>> start Record set
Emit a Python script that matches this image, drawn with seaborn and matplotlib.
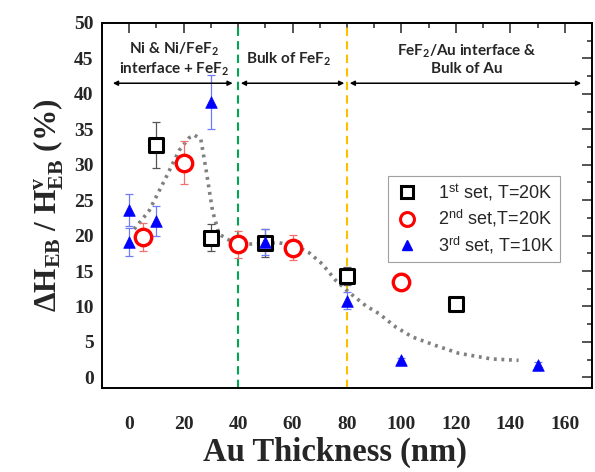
>> end Record set
>> start Record set
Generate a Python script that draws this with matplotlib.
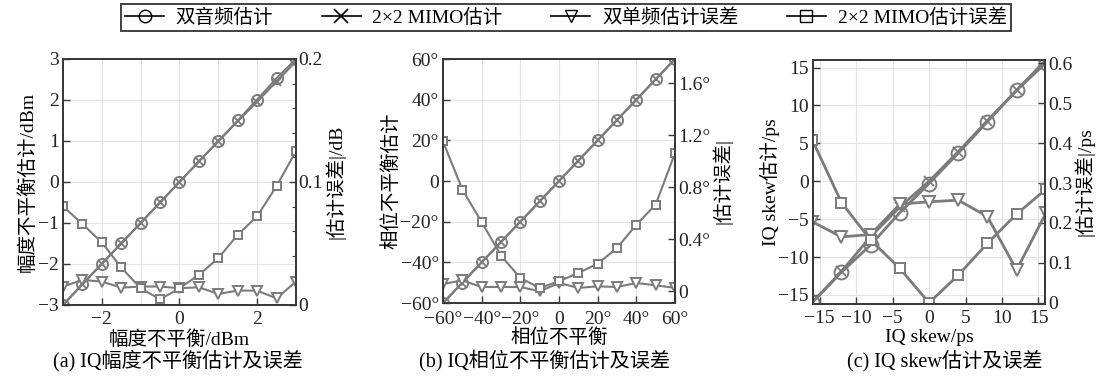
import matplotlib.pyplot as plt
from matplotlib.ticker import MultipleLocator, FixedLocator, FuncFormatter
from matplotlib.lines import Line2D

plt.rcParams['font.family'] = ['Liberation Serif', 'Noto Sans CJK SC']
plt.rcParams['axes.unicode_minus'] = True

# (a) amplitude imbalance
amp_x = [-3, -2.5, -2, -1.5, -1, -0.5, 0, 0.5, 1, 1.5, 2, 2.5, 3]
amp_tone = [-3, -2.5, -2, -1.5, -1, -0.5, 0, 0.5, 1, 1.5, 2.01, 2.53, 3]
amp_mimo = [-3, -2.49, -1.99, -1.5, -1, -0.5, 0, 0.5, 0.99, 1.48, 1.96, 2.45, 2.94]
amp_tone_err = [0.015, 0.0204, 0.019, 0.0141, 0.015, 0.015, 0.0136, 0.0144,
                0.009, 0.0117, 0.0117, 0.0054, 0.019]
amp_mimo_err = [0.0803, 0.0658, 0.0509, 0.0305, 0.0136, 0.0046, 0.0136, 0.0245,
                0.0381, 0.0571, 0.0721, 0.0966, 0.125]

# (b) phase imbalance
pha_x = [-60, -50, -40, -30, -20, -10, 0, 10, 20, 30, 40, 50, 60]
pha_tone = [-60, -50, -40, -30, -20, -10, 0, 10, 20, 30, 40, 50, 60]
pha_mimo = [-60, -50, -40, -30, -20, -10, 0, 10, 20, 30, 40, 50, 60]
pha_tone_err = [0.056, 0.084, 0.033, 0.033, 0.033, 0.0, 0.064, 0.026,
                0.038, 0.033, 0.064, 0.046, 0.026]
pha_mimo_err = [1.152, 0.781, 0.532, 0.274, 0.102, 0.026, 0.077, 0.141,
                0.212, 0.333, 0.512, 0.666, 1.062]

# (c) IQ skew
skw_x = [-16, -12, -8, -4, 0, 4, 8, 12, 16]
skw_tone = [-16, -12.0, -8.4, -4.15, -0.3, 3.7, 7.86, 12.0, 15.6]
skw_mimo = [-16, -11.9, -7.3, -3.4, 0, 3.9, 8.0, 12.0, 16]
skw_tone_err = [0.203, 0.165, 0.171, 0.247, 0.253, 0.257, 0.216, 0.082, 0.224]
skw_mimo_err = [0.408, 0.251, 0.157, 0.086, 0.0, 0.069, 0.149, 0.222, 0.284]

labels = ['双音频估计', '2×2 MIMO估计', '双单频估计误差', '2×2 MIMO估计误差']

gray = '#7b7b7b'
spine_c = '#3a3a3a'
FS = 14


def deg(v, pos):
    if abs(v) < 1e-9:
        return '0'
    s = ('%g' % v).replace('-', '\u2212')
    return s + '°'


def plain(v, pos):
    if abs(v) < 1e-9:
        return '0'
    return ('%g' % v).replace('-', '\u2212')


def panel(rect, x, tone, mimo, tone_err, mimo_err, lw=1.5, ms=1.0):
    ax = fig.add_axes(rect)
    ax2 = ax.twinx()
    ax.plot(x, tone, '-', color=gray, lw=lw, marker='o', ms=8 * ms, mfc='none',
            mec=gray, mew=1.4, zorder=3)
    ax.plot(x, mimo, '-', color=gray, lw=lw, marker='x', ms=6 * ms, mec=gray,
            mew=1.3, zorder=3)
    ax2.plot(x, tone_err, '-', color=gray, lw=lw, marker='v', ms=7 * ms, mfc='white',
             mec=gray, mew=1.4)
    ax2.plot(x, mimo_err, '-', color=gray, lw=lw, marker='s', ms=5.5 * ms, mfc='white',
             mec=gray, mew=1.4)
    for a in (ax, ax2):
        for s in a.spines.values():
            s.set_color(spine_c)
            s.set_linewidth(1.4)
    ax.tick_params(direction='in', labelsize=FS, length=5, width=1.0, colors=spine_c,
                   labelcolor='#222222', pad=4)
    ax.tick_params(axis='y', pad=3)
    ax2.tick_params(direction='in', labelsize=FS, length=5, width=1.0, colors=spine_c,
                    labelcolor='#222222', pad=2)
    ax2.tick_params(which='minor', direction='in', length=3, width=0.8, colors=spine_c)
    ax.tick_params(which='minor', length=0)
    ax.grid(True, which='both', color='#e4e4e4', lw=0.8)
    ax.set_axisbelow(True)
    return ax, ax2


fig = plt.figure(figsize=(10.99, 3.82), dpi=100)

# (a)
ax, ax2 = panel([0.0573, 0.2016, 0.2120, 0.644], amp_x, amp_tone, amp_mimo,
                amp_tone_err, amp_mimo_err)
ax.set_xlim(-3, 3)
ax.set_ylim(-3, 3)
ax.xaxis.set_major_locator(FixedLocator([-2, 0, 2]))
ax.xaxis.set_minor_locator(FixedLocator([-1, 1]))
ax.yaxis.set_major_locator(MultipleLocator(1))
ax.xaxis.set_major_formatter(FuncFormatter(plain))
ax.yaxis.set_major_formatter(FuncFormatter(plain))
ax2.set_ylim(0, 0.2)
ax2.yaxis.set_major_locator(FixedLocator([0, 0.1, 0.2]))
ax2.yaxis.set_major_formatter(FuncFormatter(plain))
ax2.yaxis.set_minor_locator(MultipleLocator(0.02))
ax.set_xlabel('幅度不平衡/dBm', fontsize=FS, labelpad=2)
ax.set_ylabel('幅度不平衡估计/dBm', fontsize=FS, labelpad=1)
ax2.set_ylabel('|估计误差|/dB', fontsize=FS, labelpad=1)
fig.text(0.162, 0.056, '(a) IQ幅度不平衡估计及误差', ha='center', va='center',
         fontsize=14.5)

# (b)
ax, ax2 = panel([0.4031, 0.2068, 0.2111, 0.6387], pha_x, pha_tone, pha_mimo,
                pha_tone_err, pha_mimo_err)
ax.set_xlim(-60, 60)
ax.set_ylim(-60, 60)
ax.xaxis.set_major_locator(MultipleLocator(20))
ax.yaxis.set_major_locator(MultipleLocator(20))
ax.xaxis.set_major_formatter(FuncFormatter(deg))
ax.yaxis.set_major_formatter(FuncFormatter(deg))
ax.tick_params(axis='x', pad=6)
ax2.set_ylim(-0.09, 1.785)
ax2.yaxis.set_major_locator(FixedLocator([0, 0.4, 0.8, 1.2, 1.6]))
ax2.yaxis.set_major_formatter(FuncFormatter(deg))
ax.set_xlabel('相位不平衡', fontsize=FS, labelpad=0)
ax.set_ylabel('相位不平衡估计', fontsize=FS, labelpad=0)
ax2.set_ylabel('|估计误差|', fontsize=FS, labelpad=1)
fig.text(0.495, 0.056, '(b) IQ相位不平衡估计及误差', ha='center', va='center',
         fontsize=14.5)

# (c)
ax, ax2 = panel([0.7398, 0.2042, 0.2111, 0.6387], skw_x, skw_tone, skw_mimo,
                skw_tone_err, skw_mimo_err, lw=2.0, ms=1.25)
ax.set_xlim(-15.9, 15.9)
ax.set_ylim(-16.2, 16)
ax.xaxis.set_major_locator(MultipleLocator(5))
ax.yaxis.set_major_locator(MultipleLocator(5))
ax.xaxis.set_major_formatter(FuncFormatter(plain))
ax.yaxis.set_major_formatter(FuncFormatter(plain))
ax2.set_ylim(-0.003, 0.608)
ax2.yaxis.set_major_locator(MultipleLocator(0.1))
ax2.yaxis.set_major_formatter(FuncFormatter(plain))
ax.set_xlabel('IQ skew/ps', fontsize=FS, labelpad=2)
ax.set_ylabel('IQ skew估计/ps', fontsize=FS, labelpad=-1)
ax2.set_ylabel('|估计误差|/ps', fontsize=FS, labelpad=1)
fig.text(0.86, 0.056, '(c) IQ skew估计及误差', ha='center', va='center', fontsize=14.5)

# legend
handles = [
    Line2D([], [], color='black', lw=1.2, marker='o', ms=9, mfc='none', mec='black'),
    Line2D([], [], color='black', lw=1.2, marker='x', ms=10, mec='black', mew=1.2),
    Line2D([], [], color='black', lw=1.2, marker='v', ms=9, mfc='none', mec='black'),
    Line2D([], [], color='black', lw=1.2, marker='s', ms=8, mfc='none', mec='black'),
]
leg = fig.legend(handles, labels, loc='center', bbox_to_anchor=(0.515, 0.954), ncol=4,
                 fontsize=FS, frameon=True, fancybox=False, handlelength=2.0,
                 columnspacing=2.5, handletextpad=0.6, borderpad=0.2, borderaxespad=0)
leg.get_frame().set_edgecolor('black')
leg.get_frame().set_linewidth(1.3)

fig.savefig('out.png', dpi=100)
>> end Record set
>> start Record set
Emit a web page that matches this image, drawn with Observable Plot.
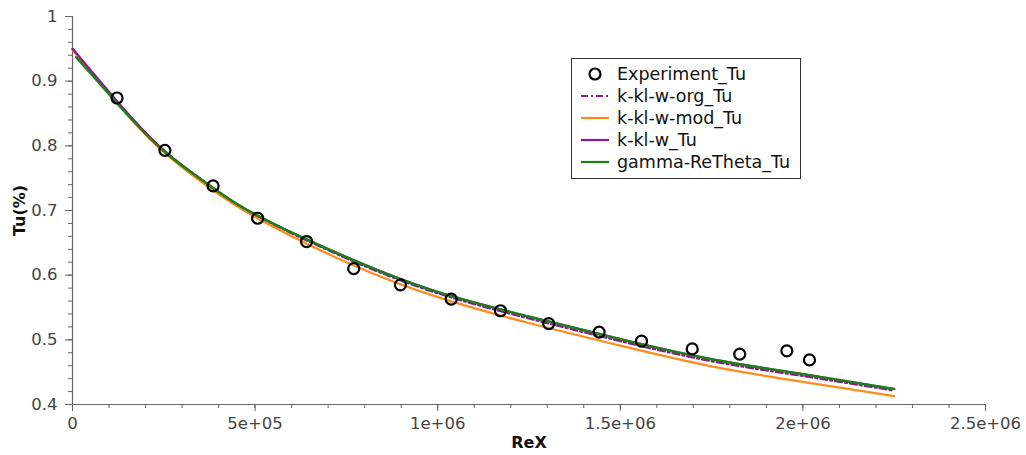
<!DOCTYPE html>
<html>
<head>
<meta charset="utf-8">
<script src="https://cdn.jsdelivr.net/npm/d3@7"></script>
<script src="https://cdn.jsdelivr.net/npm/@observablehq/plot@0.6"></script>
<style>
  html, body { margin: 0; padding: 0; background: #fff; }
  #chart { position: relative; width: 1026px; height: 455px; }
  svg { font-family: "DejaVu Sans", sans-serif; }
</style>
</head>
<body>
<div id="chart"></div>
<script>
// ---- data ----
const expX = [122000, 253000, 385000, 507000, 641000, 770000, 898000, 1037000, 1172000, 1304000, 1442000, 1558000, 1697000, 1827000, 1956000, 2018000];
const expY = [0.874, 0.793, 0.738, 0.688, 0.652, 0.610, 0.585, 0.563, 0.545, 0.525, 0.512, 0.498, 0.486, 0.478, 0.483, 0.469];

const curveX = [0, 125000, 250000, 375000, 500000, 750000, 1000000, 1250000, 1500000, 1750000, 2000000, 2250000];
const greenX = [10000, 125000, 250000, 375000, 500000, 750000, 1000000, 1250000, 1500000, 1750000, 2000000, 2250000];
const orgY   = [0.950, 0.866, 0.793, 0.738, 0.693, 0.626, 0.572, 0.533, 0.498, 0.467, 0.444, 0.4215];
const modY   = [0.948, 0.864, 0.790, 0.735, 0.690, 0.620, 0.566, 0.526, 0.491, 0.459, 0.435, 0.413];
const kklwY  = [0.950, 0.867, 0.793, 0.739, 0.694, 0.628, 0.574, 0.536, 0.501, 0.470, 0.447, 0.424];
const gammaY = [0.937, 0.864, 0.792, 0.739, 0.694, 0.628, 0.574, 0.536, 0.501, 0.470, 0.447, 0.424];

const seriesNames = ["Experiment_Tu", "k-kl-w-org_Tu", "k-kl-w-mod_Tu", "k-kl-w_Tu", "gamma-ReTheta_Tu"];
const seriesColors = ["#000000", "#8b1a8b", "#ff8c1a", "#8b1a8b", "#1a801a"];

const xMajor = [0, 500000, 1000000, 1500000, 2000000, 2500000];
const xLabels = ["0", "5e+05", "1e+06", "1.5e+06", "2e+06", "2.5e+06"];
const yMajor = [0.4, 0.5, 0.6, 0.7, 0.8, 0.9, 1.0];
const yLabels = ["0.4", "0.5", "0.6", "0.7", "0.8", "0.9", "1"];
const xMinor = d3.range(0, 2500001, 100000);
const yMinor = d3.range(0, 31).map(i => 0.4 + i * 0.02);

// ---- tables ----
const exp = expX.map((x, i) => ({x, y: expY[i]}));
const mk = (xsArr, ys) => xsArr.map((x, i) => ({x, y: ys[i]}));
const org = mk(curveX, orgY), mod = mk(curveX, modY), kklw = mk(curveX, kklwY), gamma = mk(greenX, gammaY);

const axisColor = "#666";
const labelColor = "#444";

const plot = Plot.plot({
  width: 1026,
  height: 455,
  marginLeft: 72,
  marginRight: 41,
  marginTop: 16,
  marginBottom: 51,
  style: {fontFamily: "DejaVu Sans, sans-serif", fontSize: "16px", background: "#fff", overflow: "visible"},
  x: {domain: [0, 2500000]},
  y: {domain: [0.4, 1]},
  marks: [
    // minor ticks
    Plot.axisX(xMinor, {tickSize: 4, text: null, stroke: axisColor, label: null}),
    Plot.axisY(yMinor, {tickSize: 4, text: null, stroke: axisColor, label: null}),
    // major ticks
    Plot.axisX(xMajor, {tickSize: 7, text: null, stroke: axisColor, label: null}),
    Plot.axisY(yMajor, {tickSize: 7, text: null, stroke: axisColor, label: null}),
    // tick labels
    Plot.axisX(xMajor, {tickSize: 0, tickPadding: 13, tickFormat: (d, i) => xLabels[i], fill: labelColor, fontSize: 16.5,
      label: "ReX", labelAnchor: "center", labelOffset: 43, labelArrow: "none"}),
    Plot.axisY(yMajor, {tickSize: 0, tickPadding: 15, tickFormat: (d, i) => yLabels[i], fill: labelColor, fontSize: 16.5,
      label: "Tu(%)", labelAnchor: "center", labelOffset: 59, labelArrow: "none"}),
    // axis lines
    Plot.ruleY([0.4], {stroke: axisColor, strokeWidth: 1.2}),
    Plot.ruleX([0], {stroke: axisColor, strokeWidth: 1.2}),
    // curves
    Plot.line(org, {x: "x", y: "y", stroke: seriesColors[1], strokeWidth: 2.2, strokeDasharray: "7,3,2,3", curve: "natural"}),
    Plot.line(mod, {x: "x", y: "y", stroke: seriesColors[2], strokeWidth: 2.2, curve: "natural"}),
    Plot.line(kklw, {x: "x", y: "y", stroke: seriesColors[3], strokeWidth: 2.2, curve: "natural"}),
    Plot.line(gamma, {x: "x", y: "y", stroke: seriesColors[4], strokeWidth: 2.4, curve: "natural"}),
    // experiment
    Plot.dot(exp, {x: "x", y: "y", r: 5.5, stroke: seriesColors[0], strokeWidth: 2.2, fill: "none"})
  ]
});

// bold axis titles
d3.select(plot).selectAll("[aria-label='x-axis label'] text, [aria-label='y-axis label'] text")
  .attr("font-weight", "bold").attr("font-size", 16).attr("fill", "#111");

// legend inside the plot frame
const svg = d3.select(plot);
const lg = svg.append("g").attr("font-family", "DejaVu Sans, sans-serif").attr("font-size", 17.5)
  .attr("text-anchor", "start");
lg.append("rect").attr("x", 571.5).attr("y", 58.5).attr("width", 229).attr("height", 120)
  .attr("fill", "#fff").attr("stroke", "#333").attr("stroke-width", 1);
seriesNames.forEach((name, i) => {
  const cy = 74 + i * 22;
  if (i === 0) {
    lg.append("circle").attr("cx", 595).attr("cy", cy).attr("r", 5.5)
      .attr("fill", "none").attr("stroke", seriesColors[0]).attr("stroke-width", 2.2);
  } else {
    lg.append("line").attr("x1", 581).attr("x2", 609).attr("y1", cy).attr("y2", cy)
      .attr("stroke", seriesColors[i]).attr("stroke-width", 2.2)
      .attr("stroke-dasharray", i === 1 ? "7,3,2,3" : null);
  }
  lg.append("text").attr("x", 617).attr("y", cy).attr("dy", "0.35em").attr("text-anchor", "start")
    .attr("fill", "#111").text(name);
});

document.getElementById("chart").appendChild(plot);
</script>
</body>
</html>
>> end Record set
_Your instructions_.
Scan the data above and copy every line with "image" in it.

_Solved exercise_.
Emit a Python script that matches this image, drawn with seaborn and matplotlib.
Emit a web page that matches this image, drawn with Observable Plot.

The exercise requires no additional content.